Coding Bolt

Enumerables in .NET, which include popular collections like List<T>, Dictionary<TKey, TValue>, Hashset<T> and others, are fundamental building blocks in many applications. They allow developers to store, retrieve, and manipulate data efficiently. However, as with all things in software development, there’s always room for optimization. One such optimization is the setting of the initial capacity of these collections.

What is Initial Capacity?

Initial capacity refers to the number of elements that a collection is initialized to hold before any reallocation is needed. When items are added to a collection, and it exceeds its current capacity, the collection needs to allocate more memory, which can be a performance hit, especially if done frequently.

Setting Initial Capacity in Different Enumerables

Different collections in .NET provide ways to set their initial capacity:

• List<T>: The List<T> class has a constructor that accepts an integer representing the initial capacity. Additionally, there’s a Capacity property that can be set or queried to determine the number of elements the list can hold before resizing. By default, if you create a List<T> without specifying an initial capacity, it will be initialized with a capacity of 0. However, as soon as you add the first item, the capacity is increased to 4. This means that until you add a fifth item, no reallocation will occur.
• Dictionary<TKey, TValue>: The dictionary class also has a constructor that accepts an initial capacity. Dictionaries work a little bit differently and I have created a separate blog post here: https://codingbolt.net/2023/09/25/how-dictionary-works-in-net/
• Other collections: Many other collections in .NET, like HashSet<T>, also allow setting initial capacity through their constructors.

Performance Implications

Setting an appropriate initial capacity can lead to significant performance improvements, especially in scenarios where the size of the collection can be anticipated. By reducing the number of reallocations, applications can run faster and use memory more efficiently.
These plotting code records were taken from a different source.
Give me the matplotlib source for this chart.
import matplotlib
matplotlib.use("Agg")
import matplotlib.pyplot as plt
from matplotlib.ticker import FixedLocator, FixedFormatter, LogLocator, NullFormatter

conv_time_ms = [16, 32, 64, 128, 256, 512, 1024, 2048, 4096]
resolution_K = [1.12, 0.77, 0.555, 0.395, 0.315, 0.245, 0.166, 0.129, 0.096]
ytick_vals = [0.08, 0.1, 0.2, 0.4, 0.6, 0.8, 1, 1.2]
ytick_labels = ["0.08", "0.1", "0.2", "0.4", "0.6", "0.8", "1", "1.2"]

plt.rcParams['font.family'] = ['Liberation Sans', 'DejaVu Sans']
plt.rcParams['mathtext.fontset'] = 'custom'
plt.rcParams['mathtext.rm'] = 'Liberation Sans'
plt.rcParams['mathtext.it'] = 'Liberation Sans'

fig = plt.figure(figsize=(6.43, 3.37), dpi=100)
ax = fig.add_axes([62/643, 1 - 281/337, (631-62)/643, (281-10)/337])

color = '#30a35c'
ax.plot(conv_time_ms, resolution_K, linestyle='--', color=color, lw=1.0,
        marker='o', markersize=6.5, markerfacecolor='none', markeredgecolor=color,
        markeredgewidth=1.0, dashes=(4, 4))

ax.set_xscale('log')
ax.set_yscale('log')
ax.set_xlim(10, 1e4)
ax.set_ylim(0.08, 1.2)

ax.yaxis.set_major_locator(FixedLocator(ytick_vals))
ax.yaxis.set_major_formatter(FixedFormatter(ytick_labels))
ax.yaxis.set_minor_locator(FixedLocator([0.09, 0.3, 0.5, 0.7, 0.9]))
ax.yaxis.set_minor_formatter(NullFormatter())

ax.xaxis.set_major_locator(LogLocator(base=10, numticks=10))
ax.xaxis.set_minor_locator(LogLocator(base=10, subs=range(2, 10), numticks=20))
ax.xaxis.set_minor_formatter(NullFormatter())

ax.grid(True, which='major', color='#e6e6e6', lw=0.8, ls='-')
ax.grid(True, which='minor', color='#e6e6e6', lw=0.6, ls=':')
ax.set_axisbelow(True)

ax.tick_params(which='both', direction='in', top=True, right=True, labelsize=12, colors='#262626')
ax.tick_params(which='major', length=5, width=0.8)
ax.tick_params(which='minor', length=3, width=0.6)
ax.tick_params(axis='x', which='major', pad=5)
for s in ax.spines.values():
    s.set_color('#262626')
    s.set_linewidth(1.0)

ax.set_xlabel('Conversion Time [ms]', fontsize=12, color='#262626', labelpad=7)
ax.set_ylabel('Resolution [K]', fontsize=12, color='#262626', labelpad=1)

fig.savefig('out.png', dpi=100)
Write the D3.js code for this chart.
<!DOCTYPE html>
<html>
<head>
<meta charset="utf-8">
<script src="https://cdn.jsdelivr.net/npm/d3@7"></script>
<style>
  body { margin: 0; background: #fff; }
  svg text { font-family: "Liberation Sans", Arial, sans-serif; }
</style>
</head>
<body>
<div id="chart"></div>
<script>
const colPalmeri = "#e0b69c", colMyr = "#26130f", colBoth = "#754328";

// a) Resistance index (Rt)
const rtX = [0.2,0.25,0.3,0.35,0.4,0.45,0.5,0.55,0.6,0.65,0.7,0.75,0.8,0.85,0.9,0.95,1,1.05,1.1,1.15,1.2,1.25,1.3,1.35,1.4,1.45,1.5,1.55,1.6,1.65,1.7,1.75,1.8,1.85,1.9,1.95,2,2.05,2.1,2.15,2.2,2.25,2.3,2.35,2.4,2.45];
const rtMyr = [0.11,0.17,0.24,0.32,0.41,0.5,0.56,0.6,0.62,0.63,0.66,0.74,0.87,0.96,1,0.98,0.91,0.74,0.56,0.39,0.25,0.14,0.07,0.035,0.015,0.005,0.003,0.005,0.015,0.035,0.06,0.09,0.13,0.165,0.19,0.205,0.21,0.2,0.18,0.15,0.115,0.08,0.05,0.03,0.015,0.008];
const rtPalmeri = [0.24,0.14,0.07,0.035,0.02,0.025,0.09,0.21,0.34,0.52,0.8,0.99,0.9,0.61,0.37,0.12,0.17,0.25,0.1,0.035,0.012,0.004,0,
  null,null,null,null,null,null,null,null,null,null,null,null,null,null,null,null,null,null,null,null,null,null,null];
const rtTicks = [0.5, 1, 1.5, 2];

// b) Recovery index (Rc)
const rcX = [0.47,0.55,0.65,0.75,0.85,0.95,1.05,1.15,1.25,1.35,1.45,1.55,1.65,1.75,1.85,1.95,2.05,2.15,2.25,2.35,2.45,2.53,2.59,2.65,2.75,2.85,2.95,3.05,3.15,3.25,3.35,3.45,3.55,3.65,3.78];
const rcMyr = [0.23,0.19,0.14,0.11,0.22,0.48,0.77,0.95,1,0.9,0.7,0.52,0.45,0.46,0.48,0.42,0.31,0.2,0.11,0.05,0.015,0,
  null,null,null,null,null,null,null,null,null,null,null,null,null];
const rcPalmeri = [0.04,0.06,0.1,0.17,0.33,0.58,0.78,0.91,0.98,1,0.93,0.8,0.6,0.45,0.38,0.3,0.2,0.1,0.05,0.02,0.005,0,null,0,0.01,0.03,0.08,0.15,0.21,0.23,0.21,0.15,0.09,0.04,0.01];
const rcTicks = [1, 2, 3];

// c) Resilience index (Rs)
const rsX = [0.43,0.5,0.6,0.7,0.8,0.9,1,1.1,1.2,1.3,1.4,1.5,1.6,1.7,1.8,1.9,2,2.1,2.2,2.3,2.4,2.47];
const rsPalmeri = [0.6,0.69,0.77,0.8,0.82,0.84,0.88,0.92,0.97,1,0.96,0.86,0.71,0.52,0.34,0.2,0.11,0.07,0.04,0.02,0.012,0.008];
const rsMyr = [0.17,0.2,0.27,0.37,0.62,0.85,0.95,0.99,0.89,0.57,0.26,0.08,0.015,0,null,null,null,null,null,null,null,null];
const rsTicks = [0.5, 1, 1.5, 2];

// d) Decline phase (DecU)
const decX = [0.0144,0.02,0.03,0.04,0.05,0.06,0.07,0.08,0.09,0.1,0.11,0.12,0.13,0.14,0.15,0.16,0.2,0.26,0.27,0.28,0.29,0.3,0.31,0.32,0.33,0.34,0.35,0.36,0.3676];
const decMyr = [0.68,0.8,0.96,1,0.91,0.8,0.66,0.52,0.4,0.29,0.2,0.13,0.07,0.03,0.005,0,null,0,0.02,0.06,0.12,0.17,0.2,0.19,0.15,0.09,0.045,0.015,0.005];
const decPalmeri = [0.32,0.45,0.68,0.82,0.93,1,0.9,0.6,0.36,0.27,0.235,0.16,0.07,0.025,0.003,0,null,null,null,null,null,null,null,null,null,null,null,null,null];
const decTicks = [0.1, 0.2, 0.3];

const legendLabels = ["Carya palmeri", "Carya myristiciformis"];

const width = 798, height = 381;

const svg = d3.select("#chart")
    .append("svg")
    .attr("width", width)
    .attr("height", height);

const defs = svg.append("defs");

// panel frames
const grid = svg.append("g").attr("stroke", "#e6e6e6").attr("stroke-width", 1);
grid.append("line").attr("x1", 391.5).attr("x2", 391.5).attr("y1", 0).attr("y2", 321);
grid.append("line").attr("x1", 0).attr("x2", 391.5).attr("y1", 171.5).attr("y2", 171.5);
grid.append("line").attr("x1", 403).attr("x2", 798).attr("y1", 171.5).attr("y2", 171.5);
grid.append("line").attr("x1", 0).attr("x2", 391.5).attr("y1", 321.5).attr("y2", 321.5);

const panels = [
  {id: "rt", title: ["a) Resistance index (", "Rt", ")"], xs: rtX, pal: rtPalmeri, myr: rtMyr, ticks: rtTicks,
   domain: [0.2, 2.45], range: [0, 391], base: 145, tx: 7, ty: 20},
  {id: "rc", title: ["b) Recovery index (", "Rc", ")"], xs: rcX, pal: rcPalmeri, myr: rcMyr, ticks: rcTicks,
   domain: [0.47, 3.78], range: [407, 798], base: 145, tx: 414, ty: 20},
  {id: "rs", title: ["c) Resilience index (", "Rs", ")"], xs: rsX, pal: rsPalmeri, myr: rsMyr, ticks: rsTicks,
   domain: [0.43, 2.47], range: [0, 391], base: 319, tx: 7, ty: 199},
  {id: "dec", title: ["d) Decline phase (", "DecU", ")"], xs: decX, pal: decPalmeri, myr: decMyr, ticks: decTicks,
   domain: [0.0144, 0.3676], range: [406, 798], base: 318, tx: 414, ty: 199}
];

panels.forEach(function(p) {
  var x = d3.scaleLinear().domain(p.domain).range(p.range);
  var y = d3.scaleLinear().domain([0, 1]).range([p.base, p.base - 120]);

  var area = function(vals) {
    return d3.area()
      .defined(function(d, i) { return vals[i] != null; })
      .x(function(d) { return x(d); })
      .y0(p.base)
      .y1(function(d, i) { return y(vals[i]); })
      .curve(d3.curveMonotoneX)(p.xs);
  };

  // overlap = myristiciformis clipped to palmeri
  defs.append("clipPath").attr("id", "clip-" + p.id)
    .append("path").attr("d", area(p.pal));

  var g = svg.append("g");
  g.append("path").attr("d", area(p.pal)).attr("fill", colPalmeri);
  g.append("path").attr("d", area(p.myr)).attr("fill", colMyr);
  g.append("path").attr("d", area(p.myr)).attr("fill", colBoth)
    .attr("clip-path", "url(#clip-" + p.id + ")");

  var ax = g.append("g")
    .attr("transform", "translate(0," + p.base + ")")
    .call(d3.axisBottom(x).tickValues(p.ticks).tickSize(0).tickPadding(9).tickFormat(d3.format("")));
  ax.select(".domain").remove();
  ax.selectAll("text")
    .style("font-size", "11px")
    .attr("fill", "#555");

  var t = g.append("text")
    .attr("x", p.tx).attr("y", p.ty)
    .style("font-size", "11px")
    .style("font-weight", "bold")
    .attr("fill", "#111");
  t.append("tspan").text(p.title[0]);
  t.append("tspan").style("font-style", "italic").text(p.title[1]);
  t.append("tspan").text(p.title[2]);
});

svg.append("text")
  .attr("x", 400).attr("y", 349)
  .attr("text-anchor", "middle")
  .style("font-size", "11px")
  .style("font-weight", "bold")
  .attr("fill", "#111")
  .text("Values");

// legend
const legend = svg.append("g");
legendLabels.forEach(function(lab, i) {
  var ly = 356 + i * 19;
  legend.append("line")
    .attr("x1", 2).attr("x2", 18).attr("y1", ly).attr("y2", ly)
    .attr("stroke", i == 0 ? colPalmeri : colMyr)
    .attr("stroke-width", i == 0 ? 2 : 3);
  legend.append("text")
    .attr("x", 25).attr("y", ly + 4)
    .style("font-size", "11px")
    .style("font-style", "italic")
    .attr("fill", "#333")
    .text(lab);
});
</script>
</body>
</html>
However, it’s worth noting that setting a very high initial capacity can also be counterproductive, as it might lead to wasted memory if the collection doesn’t grow to use all the allocated space.

Best Practices

• Always set the initial capacity when the expected number of elements is known.
• Use profilers and performance tools to monitor and adjust capacity settings as needed.
• Be cautious about setting extremely high capacities without a clear need.

Let’s see an example:

    [Params(10)]
    public int Number { get; set; }

    [Benchmark]
    public List<int> GetFixedList()
    {
        var list = new List<int>(Number);
        for (int i = 0; i < Number; i++)
        {
            list.Add(i);
        }
        return list;
    }

    [Benchmark]
    public List<int> GetList()
    {
        var list = new List<int>();
        for (int i = 0; i < Number; i++)
        {
            list.Add(i);
        }
        return list;
    }

Using BenchmarkDotNet we get the following results:

Conclusion:

Understanding and setting the initial capacity of Enumerables in .NET is a simple yet effective way to optimize the performance of applications. As developers, it’s our responsibility to ensure that our applications run as efficiently as possible, and paying attention to details like initial capacity is a step in the right direction.